• EXERCISE DIRECTIONS: Start at the line containing "Emit a LaTeX", stop at the line containing "width=161pt, minimum height=67pt]", and please reproduce every line in between, both ends included, without pictures.

─── GIVEN ENTRIES ───

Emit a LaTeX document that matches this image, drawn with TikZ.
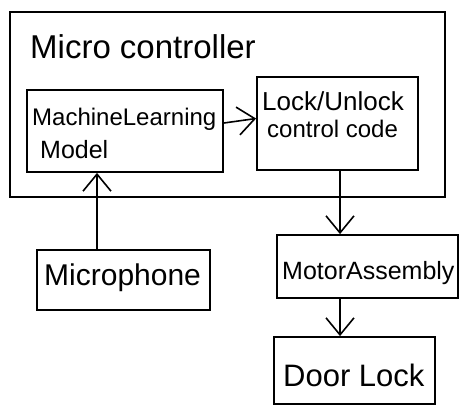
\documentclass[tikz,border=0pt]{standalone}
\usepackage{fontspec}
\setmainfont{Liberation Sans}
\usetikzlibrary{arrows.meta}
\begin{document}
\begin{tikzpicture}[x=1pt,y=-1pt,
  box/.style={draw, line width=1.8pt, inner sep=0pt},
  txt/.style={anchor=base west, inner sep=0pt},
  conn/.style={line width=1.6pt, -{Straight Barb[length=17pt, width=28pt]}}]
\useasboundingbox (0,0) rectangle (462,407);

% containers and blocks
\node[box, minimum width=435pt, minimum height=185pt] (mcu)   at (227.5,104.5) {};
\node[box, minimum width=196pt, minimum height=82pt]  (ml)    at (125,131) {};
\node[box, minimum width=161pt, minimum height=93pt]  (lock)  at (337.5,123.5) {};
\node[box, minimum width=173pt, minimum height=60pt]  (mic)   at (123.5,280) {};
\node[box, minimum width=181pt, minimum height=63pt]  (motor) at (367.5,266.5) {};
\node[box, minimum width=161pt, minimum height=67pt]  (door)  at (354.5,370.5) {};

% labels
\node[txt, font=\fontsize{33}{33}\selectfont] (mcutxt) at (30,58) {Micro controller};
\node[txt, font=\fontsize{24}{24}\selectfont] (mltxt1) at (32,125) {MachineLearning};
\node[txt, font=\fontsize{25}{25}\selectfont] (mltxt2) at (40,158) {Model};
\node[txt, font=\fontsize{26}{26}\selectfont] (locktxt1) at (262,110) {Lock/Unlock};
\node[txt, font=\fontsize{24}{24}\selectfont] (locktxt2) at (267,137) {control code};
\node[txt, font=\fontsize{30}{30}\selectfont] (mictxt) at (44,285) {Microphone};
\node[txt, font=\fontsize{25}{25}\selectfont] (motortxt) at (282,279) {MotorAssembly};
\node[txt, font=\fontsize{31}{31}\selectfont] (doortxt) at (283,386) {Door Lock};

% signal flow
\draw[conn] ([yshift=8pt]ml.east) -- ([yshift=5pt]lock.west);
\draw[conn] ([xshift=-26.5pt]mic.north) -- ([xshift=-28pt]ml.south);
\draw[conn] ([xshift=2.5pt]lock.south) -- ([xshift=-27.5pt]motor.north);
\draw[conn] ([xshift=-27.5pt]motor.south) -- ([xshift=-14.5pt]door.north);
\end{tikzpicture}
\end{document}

───
─── GIVEN ENTRIES ───

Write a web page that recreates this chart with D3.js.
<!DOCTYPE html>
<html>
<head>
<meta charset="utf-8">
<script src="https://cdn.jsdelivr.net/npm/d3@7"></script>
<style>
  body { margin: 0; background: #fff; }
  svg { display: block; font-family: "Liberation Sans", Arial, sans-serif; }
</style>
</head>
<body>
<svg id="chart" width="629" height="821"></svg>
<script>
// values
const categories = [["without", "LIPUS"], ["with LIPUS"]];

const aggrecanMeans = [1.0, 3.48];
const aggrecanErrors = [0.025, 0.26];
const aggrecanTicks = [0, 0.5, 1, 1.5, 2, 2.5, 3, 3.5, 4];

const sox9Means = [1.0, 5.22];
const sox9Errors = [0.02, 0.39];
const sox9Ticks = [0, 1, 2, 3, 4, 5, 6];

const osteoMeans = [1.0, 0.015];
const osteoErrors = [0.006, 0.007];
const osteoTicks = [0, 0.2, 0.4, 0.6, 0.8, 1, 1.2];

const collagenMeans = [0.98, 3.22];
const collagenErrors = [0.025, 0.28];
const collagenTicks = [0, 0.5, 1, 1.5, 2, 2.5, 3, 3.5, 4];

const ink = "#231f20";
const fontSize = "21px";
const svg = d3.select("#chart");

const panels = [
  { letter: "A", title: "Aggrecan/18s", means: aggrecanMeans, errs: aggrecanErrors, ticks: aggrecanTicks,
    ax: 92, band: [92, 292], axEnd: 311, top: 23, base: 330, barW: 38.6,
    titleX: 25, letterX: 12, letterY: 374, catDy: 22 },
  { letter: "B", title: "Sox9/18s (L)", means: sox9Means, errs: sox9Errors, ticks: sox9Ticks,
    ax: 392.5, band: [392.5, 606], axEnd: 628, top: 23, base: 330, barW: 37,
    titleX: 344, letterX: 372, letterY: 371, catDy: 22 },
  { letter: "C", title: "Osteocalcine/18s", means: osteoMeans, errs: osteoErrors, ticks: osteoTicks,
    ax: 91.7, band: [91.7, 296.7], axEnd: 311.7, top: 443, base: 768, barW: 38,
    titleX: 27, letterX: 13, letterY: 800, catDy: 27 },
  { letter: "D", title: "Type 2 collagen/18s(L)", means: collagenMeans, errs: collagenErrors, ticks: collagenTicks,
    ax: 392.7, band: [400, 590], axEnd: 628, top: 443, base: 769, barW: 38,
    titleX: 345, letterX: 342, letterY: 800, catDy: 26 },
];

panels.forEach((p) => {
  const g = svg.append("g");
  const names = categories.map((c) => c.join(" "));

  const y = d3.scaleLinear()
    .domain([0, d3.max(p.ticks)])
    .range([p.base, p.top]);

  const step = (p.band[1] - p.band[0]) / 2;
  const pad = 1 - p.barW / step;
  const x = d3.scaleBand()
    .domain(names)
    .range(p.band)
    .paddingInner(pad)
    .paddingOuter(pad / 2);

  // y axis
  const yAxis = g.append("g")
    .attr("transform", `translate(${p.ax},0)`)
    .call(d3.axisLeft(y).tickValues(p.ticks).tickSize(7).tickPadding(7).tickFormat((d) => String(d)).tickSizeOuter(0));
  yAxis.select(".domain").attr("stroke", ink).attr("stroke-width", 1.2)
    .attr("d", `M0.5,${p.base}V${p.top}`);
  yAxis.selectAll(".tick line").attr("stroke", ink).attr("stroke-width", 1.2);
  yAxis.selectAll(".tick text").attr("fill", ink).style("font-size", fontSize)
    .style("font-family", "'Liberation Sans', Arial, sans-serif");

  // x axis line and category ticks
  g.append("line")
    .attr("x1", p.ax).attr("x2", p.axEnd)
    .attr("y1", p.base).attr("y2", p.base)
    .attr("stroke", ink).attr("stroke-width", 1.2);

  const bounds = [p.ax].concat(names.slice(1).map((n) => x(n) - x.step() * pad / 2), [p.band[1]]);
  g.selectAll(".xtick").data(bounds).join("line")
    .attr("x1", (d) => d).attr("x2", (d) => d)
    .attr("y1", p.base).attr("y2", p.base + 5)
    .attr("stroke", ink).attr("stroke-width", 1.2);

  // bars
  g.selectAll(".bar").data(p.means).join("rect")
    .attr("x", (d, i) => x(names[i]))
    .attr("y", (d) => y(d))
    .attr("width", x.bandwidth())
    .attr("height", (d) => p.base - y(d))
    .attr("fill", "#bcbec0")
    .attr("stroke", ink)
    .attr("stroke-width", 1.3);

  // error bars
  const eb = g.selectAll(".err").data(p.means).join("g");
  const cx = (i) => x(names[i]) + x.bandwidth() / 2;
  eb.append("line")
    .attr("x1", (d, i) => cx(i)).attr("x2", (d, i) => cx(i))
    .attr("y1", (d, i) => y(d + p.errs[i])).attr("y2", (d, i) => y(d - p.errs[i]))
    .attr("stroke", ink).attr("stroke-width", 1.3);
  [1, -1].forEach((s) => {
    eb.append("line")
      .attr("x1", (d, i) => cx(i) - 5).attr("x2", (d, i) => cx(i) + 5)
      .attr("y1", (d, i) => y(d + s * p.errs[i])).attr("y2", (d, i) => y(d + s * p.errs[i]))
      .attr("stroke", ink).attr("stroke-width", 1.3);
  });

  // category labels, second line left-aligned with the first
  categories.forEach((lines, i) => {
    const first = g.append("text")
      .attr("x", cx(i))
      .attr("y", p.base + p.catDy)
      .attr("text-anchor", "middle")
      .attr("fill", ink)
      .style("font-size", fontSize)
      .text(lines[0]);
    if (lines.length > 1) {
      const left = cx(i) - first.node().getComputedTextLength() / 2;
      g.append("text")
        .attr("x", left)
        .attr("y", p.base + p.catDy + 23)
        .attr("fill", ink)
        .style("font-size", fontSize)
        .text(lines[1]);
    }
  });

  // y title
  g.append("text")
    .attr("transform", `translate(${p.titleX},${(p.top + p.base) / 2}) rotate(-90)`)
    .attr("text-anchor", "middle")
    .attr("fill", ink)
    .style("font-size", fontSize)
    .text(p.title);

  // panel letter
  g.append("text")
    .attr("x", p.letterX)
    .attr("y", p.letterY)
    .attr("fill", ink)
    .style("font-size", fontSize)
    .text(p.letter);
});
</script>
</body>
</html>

───
─── GIVEN ENTRIES ───

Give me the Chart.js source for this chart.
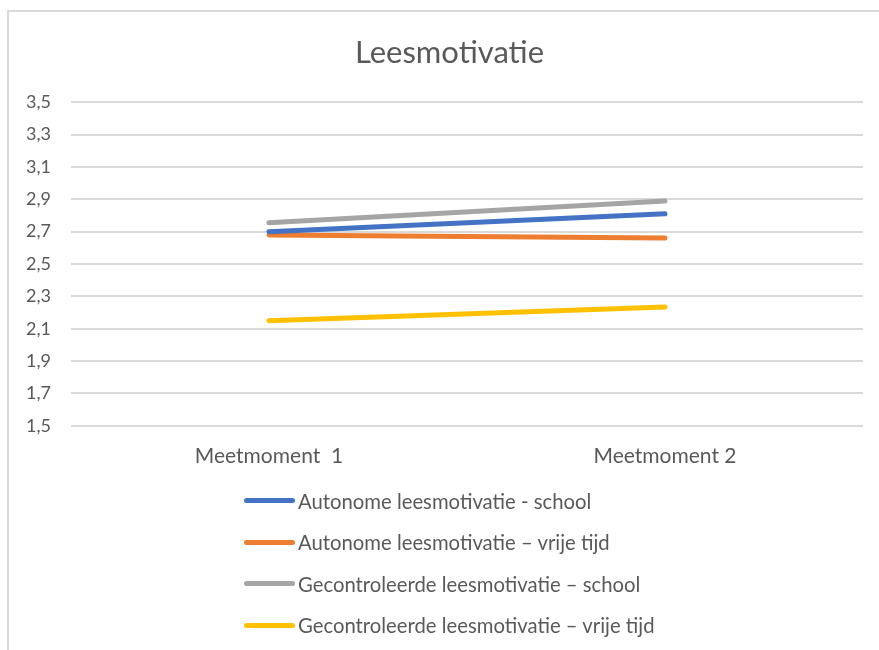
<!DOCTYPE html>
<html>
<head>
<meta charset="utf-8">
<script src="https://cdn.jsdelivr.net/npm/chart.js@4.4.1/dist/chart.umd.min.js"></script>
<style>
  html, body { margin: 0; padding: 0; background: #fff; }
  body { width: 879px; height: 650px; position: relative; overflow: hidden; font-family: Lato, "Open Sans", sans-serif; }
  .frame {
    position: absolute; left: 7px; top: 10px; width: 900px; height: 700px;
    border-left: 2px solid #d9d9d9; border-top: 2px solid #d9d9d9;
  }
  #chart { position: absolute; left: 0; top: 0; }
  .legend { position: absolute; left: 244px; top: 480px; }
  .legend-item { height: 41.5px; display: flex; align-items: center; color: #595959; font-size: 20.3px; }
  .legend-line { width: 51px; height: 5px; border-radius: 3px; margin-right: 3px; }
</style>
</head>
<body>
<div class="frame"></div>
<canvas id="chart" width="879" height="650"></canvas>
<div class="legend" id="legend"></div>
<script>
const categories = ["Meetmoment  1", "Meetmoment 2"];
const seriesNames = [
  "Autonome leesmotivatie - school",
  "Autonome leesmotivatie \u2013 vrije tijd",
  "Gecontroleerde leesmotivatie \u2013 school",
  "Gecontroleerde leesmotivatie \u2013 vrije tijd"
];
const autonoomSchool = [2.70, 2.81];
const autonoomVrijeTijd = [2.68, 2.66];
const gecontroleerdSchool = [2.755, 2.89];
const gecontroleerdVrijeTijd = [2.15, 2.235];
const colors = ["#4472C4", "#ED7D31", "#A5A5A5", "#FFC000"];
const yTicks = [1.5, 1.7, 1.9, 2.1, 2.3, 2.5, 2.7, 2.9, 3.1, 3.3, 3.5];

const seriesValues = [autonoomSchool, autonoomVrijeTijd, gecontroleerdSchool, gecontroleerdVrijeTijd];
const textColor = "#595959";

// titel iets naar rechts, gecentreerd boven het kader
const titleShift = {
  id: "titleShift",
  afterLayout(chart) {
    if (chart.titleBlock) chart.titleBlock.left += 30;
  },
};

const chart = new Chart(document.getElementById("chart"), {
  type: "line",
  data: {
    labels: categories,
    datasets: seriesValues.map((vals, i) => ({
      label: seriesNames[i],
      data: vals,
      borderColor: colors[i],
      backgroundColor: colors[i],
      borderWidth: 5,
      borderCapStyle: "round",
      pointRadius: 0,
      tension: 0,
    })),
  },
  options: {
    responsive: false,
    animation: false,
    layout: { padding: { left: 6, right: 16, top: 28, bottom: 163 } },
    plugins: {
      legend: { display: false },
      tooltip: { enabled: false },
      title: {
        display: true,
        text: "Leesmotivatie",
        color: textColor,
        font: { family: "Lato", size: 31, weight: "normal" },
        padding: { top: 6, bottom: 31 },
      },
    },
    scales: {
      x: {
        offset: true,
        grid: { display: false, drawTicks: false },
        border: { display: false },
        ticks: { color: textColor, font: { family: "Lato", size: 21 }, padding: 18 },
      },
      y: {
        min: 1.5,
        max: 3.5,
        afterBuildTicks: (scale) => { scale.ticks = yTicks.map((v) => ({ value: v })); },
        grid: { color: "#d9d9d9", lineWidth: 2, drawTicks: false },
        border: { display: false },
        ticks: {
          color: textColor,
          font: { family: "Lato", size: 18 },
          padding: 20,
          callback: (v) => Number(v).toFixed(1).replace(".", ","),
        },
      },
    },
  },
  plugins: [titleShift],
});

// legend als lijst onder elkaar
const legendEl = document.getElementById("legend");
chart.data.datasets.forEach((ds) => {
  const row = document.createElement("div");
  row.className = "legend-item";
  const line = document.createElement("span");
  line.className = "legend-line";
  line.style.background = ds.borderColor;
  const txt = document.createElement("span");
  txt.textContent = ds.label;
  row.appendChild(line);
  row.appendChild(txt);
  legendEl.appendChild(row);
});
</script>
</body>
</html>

───

• EXPECTED ANSWER:
Emit a LaTeX document that matches this image, drawn with TikZ.
\documentclass[tikz,border=0pt]{standalone}
\usepackage{fontspec}
\setmainfont{Liberation Sans}
\usetikzlibrary{arrows.meta}
\begin{document}
\begin{tikzpicture}[x=1pt,y=-1pt,
  box/.style={draw, line width=1.8pt, inner sep=0pt},
  txt/.style={anchor=base west, inner sep=0pt},
  conn/.style={line width=1.6pt, -{Straight Barb[length=17pt, width=28pt]}}]
\useasboundingbox (0,0) rectangle (462,407);

% containers and blocks
\node[box, minimum width=435pt, minimum height=185pt] (mcu)   at (227.5,104.5) {};
\node[box, minimum width=196pt, minimum height=82pt]  (ml)    at (125,131) {};
\node[box, minimum width=161pt, minimum height=93pt]  (lock)  at (337.5,123.5) {};
\node[box, minimum width=173pt, minimum height=60pt]  (mic)   at (123.5,280) {};
\node[box, minimum width=181pt, minimum height=63pt]  (motor) at (367.5,266.5) {};
\node[box, minimum width=161pt, minimum height=67pt]  (door)  at (354.5,370.5) {};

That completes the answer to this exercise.